**What to work on:** Starting at the top of the entries below, write out each line up to and including the one containing "plt.rcParams['axes.unicode_minus'] = False". Leave the pictures out.

## Start Recorded information

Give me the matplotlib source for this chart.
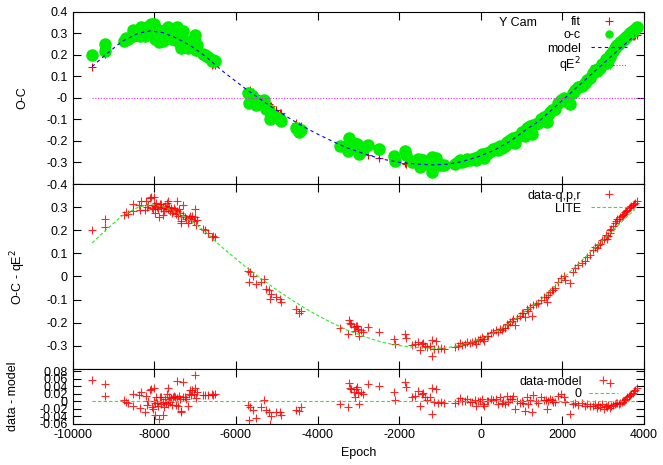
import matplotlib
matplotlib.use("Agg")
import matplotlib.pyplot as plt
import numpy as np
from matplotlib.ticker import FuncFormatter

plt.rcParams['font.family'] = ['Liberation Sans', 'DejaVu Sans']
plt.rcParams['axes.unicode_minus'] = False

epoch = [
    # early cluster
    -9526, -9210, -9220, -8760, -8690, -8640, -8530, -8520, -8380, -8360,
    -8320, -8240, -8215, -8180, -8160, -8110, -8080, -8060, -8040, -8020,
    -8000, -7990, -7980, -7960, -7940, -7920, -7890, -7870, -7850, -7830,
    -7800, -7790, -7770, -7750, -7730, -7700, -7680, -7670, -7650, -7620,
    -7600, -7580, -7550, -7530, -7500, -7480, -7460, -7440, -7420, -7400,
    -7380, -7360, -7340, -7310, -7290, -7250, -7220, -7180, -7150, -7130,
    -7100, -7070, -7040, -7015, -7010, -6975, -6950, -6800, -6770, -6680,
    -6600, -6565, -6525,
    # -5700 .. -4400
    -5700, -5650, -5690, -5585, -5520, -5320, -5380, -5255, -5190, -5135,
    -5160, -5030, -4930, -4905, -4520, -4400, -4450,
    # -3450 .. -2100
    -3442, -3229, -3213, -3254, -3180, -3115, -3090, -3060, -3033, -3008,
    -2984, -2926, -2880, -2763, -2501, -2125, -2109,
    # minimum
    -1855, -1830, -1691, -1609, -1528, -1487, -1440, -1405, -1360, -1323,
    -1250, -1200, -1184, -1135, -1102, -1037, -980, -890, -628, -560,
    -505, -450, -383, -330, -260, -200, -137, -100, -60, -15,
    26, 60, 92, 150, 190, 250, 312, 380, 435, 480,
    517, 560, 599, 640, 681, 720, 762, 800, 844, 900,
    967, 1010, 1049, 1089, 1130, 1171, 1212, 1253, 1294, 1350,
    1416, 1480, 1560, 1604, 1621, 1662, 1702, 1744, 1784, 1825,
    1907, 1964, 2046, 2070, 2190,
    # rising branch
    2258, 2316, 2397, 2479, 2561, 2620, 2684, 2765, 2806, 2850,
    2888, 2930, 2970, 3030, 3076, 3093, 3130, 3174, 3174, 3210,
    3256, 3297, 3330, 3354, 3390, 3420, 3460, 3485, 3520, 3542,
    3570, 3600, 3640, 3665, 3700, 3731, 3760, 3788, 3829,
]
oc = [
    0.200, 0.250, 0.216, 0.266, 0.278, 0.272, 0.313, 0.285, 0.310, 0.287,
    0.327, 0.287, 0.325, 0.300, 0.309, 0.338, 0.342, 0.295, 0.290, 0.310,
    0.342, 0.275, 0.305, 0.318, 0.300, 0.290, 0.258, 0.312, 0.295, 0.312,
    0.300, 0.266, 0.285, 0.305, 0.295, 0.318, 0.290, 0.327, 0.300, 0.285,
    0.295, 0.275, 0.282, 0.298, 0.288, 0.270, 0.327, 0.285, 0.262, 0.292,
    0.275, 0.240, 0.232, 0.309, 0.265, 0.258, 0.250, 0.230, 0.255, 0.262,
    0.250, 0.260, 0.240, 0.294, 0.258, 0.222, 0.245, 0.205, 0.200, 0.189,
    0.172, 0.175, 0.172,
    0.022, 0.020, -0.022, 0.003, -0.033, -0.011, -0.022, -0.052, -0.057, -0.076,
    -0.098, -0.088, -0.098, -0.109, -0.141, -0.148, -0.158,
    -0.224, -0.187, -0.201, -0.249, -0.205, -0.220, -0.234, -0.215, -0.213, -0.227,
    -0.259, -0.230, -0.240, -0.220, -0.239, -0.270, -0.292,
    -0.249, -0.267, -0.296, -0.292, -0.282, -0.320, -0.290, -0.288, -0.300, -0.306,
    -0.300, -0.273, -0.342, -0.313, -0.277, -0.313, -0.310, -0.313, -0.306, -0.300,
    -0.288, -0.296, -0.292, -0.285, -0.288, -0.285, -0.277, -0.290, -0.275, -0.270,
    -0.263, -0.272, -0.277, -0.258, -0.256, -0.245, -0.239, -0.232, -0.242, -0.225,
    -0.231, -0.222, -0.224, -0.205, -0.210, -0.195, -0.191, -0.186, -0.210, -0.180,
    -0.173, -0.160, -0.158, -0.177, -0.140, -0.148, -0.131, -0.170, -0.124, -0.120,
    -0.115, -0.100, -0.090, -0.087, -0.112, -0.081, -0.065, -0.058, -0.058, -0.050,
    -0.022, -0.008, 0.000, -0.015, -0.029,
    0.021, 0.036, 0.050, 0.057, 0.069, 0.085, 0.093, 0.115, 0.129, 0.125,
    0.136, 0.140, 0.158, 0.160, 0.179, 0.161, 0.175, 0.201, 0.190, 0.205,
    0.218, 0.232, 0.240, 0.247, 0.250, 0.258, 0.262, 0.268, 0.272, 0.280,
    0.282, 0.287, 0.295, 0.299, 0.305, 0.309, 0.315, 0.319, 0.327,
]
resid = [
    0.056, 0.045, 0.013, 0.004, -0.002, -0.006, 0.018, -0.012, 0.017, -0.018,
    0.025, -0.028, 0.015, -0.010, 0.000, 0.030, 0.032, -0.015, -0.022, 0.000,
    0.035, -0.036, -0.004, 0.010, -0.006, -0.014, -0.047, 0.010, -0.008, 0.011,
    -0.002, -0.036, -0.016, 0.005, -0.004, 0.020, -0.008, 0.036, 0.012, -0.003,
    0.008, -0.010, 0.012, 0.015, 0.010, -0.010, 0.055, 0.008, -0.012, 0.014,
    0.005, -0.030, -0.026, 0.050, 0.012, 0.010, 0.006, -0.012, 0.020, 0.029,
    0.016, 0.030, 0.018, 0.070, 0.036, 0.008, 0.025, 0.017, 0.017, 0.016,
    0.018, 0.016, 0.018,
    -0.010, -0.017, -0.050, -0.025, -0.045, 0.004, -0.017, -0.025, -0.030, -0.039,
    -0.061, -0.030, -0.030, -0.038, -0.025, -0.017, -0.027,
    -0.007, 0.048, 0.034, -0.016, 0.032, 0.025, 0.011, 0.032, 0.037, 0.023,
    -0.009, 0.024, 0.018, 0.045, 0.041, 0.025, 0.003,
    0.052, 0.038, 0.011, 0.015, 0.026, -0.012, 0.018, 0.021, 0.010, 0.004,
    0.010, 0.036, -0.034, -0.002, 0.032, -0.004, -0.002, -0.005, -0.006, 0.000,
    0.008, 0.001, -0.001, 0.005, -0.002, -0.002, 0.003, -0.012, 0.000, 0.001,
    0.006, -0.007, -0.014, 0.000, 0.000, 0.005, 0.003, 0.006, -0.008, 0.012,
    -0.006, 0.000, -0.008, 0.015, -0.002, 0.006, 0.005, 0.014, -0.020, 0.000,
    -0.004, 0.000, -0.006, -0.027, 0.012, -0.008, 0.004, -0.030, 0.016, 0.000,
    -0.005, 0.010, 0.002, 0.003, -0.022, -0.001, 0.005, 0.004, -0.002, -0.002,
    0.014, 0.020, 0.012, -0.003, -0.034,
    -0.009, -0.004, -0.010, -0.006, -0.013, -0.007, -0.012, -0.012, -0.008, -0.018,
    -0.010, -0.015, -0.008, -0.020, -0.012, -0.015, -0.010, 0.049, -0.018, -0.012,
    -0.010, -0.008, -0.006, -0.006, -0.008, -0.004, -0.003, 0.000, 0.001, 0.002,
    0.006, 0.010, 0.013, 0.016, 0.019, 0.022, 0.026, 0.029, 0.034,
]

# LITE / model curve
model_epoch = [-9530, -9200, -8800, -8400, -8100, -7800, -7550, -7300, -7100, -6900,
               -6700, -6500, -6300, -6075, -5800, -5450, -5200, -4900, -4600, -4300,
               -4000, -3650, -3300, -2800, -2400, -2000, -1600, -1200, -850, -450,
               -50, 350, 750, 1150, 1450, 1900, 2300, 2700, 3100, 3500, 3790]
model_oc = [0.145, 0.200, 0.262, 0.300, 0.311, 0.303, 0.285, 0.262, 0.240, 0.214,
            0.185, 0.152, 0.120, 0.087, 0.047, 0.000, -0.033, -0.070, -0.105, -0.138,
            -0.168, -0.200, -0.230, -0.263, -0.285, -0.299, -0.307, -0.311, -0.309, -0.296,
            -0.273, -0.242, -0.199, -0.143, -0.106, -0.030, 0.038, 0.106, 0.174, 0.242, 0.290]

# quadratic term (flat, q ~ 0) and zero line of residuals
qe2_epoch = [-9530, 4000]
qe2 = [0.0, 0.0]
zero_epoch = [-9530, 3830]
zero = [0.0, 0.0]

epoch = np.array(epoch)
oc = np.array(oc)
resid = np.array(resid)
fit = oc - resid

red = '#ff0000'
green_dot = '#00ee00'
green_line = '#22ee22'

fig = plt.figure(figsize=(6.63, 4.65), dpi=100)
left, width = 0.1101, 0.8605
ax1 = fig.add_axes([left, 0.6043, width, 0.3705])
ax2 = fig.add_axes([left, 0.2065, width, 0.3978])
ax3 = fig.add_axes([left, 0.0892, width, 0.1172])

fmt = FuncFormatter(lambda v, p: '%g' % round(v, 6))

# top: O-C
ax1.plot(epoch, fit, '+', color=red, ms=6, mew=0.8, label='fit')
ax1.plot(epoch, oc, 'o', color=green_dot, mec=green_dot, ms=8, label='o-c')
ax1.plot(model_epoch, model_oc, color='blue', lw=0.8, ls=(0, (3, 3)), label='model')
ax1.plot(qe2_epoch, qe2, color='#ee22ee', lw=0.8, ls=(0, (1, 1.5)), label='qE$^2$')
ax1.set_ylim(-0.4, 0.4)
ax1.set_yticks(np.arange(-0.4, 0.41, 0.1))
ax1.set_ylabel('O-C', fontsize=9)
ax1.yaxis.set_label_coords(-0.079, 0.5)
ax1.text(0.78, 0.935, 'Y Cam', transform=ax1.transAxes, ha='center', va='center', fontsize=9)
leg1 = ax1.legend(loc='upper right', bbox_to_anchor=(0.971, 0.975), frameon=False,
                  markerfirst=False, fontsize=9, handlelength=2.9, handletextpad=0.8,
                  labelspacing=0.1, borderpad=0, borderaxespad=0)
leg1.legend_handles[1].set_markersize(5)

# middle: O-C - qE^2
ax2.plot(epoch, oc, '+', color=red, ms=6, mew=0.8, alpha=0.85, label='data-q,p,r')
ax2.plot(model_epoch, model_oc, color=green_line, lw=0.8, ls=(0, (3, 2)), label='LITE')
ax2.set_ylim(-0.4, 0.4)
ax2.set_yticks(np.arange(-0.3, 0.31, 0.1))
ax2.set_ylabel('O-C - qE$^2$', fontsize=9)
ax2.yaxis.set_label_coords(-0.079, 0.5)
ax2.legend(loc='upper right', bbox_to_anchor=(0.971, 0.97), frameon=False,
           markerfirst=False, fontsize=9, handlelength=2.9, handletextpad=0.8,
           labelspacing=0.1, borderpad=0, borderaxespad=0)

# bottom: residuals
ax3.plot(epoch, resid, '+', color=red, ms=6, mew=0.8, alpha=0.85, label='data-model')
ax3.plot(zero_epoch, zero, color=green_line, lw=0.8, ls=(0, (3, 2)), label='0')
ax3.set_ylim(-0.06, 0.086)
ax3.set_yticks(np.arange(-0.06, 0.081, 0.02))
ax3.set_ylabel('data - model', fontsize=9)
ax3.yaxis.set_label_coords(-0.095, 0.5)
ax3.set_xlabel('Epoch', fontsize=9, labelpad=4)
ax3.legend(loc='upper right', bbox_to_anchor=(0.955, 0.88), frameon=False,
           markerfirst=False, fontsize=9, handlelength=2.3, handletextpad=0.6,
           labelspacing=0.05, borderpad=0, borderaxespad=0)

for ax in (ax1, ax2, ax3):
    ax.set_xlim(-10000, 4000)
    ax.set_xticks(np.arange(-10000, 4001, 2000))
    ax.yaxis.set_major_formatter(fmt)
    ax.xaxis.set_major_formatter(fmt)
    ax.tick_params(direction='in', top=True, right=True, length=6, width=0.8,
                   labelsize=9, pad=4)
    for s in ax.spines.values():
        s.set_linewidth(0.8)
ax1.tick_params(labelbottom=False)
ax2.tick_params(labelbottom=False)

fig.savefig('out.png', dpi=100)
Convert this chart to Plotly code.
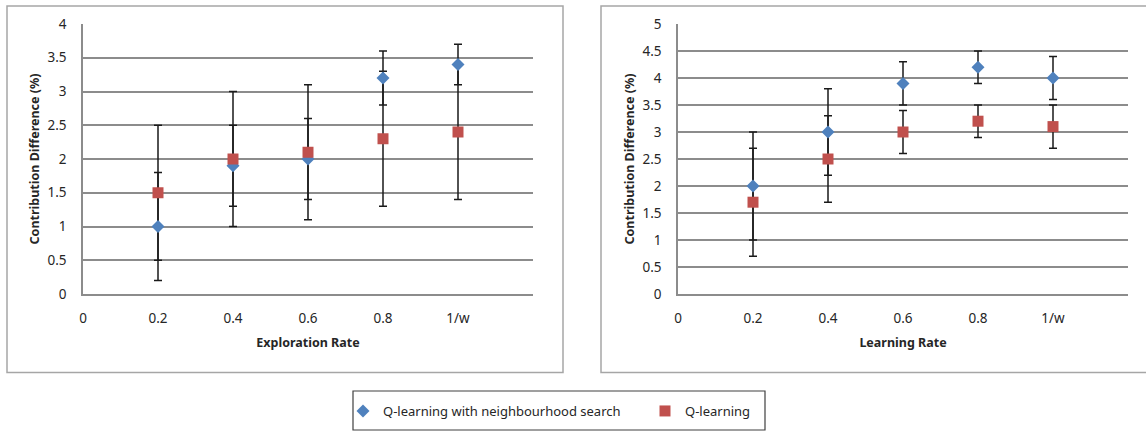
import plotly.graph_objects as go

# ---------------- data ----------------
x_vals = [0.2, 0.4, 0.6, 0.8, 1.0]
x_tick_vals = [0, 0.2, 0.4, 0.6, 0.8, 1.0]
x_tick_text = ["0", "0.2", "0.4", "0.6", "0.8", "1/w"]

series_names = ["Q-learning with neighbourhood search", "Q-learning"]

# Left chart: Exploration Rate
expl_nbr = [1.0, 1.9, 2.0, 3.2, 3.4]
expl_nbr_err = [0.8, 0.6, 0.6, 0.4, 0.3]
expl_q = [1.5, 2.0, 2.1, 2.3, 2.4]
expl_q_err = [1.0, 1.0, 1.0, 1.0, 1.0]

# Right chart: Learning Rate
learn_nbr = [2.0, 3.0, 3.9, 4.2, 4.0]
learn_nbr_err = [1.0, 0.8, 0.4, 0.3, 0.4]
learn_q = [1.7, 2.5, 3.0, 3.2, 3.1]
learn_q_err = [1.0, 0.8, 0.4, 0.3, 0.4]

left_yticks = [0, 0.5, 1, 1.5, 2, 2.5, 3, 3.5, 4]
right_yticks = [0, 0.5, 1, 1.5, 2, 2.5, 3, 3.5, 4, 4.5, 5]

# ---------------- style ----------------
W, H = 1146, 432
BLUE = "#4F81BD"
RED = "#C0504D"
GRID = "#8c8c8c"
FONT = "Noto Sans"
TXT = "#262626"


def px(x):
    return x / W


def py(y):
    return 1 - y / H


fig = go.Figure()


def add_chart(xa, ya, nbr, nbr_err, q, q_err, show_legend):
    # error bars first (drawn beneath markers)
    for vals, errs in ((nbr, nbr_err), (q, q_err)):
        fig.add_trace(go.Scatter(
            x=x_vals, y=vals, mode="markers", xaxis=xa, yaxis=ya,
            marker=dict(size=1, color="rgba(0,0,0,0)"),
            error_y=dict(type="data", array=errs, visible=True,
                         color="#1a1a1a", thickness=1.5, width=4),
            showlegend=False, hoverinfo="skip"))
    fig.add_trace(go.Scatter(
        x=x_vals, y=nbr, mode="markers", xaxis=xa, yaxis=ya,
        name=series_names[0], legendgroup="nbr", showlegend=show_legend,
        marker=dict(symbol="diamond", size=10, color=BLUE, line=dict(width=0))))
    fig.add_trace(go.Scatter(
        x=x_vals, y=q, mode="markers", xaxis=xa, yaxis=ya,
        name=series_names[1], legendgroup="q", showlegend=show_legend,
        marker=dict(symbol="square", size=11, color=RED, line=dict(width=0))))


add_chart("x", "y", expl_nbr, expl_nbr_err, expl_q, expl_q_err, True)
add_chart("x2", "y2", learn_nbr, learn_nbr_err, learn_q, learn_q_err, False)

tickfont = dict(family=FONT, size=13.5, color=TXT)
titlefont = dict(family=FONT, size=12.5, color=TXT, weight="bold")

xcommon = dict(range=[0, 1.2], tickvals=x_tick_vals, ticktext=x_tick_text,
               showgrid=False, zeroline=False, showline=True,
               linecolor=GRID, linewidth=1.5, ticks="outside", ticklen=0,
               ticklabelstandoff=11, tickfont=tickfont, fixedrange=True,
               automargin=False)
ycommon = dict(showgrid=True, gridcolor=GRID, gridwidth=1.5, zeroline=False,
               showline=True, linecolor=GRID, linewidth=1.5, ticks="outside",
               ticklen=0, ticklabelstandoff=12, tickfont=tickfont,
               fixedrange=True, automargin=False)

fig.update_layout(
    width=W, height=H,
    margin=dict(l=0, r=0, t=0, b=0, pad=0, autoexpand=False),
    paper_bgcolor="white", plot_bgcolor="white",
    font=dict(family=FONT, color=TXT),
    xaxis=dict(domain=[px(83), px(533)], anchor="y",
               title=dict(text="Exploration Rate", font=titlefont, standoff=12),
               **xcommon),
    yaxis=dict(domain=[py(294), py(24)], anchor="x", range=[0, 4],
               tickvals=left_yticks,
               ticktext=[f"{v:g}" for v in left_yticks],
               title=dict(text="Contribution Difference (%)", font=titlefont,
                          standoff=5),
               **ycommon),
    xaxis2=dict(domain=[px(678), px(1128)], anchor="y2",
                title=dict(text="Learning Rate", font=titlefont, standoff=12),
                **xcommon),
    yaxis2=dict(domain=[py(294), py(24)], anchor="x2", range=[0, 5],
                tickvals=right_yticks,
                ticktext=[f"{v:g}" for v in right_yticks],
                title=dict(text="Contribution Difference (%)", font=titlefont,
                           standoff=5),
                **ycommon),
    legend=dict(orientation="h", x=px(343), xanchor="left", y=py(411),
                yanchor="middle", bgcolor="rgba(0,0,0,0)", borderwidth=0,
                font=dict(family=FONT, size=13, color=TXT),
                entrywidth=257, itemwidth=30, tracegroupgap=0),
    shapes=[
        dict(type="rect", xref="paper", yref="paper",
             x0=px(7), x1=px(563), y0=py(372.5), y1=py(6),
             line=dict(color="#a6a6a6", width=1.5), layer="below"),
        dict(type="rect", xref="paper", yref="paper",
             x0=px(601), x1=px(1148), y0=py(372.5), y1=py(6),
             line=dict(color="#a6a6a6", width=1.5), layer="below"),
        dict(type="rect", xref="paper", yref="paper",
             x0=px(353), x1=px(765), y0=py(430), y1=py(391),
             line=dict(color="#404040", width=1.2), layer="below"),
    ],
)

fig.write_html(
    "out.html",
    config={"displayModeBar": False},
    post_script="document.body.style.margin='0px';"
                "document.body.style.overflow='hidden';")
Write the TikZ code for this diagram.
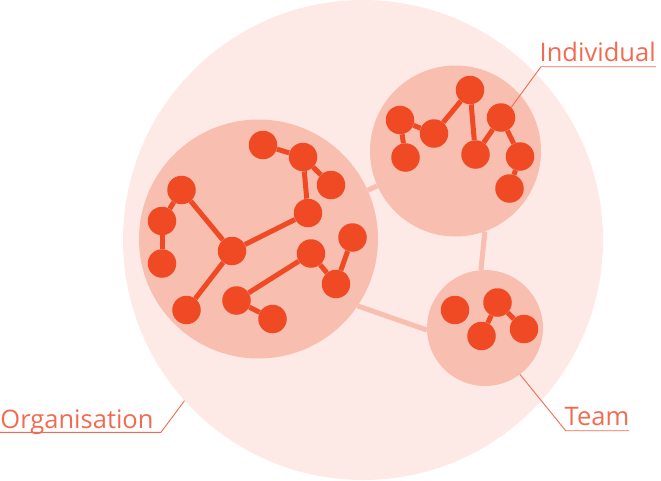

## End Recorded information

**Problem solution:**
Give me the matplotlib source for this chart.
import matplotlib
matplotlib.use("Agg")
import matplotlib.pyplot as plt
import numpy as np
from matplotlib.ticker import FuncFormatter

plt.rcParams['font.family'] = ['Liberation Sans', 'DejaVu Sans']
plt.rcParams['axes.unicode_minus'] = False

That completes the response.